The Philadelphia Office of Inspector General has found 11 prime contractors that used the same supply company as a "pass-through" to circumvent the city's minority-contracting rules on work done for the Philadelphia Housing Development Corp.
The contractors paid JHS & Sons Supply Co., a certified minority-owned business, merely to satisfy the requirement, while JHS provided no work on the jobs.
Inspector General Amy L. Kurland's office has found 19 PHDC contracts that included JHS as a pass-through. In most, a local heating and plumbing supply company, William Betz Jr. Inc., facilitated the arrangement and provide the supplies necessary for the work.
Through that arrangement, Betz received $640,000 worth of business intended for legitimate minority-owned businesses, Kurland said, while JHS was paid $70,000 to serve as the pass-through.
The arrangement was uncovered previously, in a PHDC weatherization contract with UGI HVAC Inc. as the prime contractor. In 2012, UGI and Betz both signed no-fault settlements with the Inspector General's Office, with UGI agreeing to pay $100,000 and Betz $128,000.
JHS also was removed from the city's registry of certified minority-owned businesses, and Betz declared itself ineligible for city contracts for two years.
Since then, the inspector general has continued to investigate contracts involving Betz and JHS.

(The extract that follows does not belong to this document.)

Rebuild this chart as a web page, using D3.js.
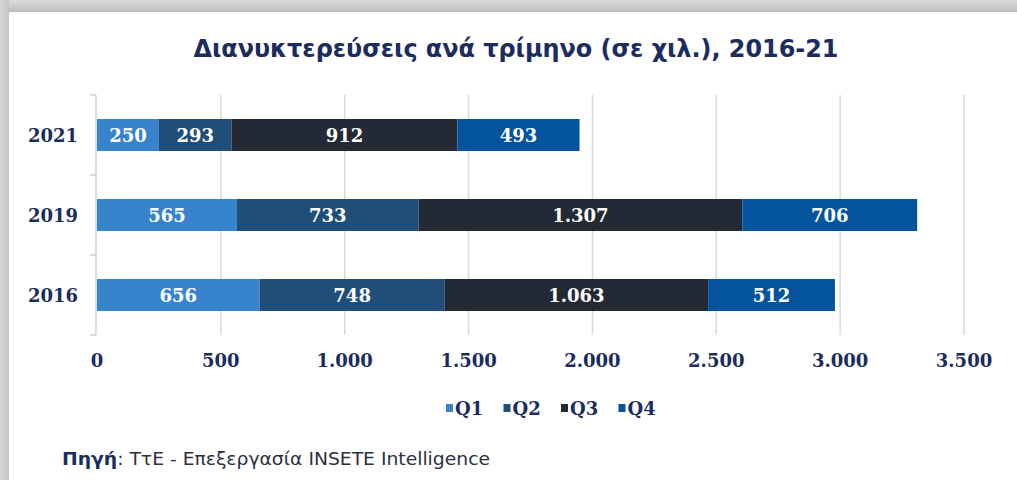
<!DOCTYPE html>
<html>
<head>
<meta charset="utf-8">
<script src="https://cdn.jsdelivr.net/npm/d3@7"></script>
<style>
  html, body { margin: 0; padding: 0; background: #fff; }
  svg { display: block; }
</style>
</head>
<body>
<svg width="1017" height="480"></svg>
<script>
// data
const years = ['2021', '2019', '2016'];
const quarters = ['Q1', 'Q2', 'Q3', 'Q4'];
const q1 = [250, 565, 656];
const q2 = [293, 733, 748];
const q3 = [912, 1307, 1063];
const q4 = [493, 706, 512];
const xTicks = [0, 500, 1000, 1500, 2000, 2500, 3000, 3500];

const colors = ['#3784cc', '#1f4e79', '#232a35', '#03549c'];
const navy = '#1b2c5e';

const svg = d3.select('svg');
const width = +svg.attr('width');
const height = +svg.attr('height');

// gray drop shadow frame
const defs = svg.append('defs');
const gTop = defs.append('linearGradient').attr('id', 'gTop').attr('x1', 0).attr('y1', 0).attr('x2', 0).attr('y2', 1);
gTop.append('stop').attr('offset', 0).attr('stop-color', '#dcdcdc');
gTop.append('stop').attr('offset', 1).attr('stop-color', '#bdbdbd');
const gLeft = defs.append('linearGradient').attr('id', 'gLeft').attr('x1', 0).attr('y1', 0).attr('x2', 1).attr('y2', 0);
gLeft.append('stop').attr('offset', 0).attr('stop-color', '#d6d6d6');
gLeft.append('stop').attr('offset', 1).attr('stop-color', '#c4c4c4');
svg.append('rect').attr('x', 0).attr('y', 0).attr('width', width).attr('height', 12).attr('fill', 'url(#gTop)');
svg.append('rect').attr('x', 0).attr('y', 0).attr('width', 9).attr('height', height).attr('fill', 'url(#gLeft)');

const rows = years.map((y, i) => ({ year: y, Q1: q1[i], Q2: q2[i], Q3: q3[i], Q4: q4[i] }));
const series = d3.stack().keys(quarters)(rows);

const xScale = d3.scaleLinear().domain([0, 3500]).range([97, 964]);
const yScale = d3.scaleBand()
  .domain(years)
  .range([95, 335])
  .paddingInner(0.6)
  .paddingOuter(0.3);

const fmt = d3.formatLocale({ decimal: ',', thousands: '.', grouping: [3], currency: ['', '€'] }).format(',');

// title
svg.append('text')
  .attr('x', 516)
  .attr('y', 57)
  .attr('text-anchor', 'middle')
  .attr('font-family', 'DejaVu Sans Condensed, DejaVu Sans')
  .attr('font-weight', 'bold')
  .attr('font-size', 25)
  .attr('fill', navy)
  .attr('textLength', 645)
  .attr('lengthAdjust', 'spacingAndGlyphs')
  .text('Διανυκτερεύσεις ανά τρίμηνο (σε χιλ.), 2016-21');

// gridlines
svg.append('g')
  .selectAll('line')
  .data(xTicks.slice(1))
  .join('line')
    .attr('x1', d => xScale(d))
    .attr('x2', d => xScale(d))
    .attr('y1', 95)
    .attr('y2', 335)
    .attr('stroke', '#d9d9d9')
    .attr('stroke-width', 1.5);

// left axis line + category boundary ticks
const step = yScale.step();
const bounds = [95].concat(years.map(y => yScale(y) - step * 0.3 + step));
svg.append('line')
  .attr('x1', 96).attr('x2', 96)
  .attr('y1', 95).attr('y2', 335)
  .attr('stroke', '#d0d0d0').attr('stroke-width', 1.5);
svg.append('g')
  .selectAll('line')
  .data(bounds)
  .join('line')
    .attr('x1', 90).attr('x2', 96)
    .attr('y1', d => d).attr('y2', d => d)
    .attr('stroke', '#d0d0d0').attr('stroke-width', 1.5);

// bars
const g = svg.append('g');
series.forEach((s, si) => {
  g.append('g')
    .attr('fill', colors[si])
    .selectAll('rect')
    .data(s)
    .join('rect')
      .attr('x', d => xScale(d[0]))
      .attr('y', d => yScale(d.data.year))
      .attr('width', d => xScale(d[1]) - xScale(d[0]))
      .attr('height', yScale.bandwidth());

  g.append('g')
    .selectAll('text')
    .data(s)
    .join('text')
      .attr('x', d => (xScale(d[0]) + xScale(d[1])) / 2)
      .attr('y', d => yScale(d.data.year) + yScale.bandwidth() / 2 + 7)
      .attr('text-anchor', 'middle')
      .attr('font-family', 'DejaVu Serif')
      .attr('font-weight', 'bold')
      .attr('font-size', 18)
      .attr('fill', '#fff')
      .text(d => fmt(d[1] - d[0]));
});

// y labels
svg.append('g')
  .selectAll('text')
  .data(years)
  .join('text')
    .attr('x', 78)
    .attr('y', d => yScale(d) + yScale.bandwidth() / 2 + 7)
    .attr('text-anchor', 'end')
    .attr('font-family', 'DejaVu Serif')
    .attr('font-weight', 'bold')
    .attr('font-size', 18)
    .attr('fill', navy)
    .text(d => d);

// x tick labels
svg.append('g')
  .selectAll('text')
  .data(xTicks)
  .join('text')
    .attr('x', d => xScale(d))
    .attr('y', 367)
    .attr('text-anchor', 'middle')
    .attr('font-family', 'DejaVu Serif')
    .attr('font-weight', 'bold')
    .attr('font-size', 18)
    .attr('fill', navy)
    .text(d => fmt(d));

// legend
const legend = svg.append('g')
  .selectAll('g')
  .data(quarters)
  .join('g')
    .attr('transform', (d, i) => `translate(${446 + i * 57.5},408)`);
legend.append('rect')
  .attr('x', 0).attr('y', -4)
  .attr('width', 7).attr('height', 8)
  .attr('fill', (d, i) => colors[i]);
legend.append('text')
  .attr('x', 9)
  .attr('y', 7)
  .attr('font-family', 'DejaVu Serif')
  .attr('font-weight', 'bold')
  .attr('font-size', 18)
  .attr('fill', navy)
  .text(d => d);

// source
const src = svg.append('text')
  .attr('x', 62)
  .attr('y', 465)
  .attr('font-family', 'DejaVu Sans Condensed, DejaVu Sans')
  .attr('font-size', 18)
  .attr('fill', navy)
  .attr('textLength', 428)
  .attr('lengthAdjust', 'spacingAndGlyphs');
src.append('tspan').attr('font-weight', 'bold').text('Πηγή');
src.append('tspan').attr('fill', '#2a3140').text(': ΤτΕ - Επεξεργασία INSETE Intelligence');
</script>
</body>
</html>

Kurland's office found JHS used as a pass-through on 18 additional contracts, worth $4.2 million, with 10 additional contractors. All of those contracts were signed before JHS was removed from the registry.
Compliance agreements have been reached with eight of the 10 prime contractors involved. Most of those contractors were small businesses "that did not fully understand the city's antidiscrimination requirements," Kurland's office said in a statement. The compliance agreements are "general in scope," and do not include payments to the city.
Kurland said "it was clear from the beginning that this problem was widespread" but she said her office sought to bring companies into compliance "not to put them out of business."